Plugging the leak: What does the future hold?
Although the long term impact on Panama as a desirable offshore jurisdiction is yet to be seen, the potential for illegal activity within any offshore financial center is generally acknowledged, world-wide. There is even speculation that the Panama Papers will mark the end of offshore investments. This seems highly unlikely, however, as offshore investments have existed for nearly 100 years and have been particularly ideal for certain types of entities such as insurance and re-insurance companies. And we can expect that more offshore jurisdictions will make changes to their legal frameworks to become compliant with the international standards of good governance, including the implementation of the CRS.

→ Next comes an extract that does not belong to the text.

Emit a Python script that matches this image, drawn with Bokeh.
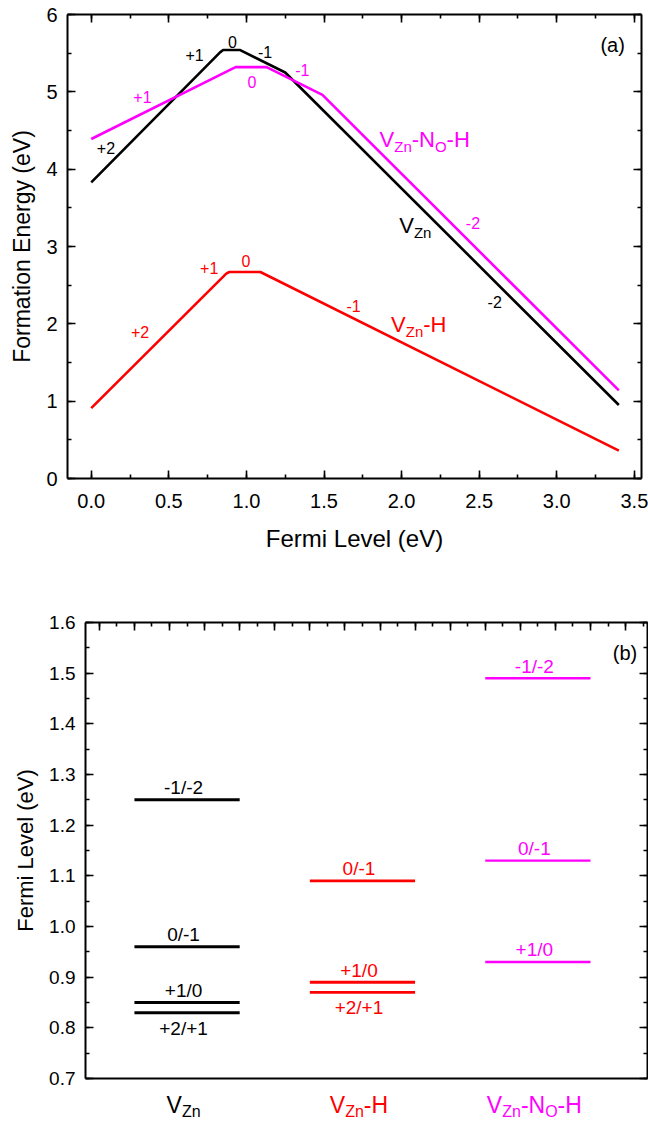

Fifty-five countries, states, and territories have committed to the first exchange of information under CRS in 2017, with 47 having passed specific legislation for implementation, as of April 18, 2016. For investors, this means that regulatory investigations, including on-site inspections and audits, will increase. Therefore, a sound understanding of tax law and the implications of illegal activities should be known. Equally important is to be prepared to answer any enquiries from regulators and ensure all corporate and financial records are well ordered and easily accessible for inspection. Advance disclosure of one’s offshore operations may also be advised. Financial institutions can minimize risks through preventive measures. Needless to say, in the event of a regulatory investigation, legal advice should be immediately obtained.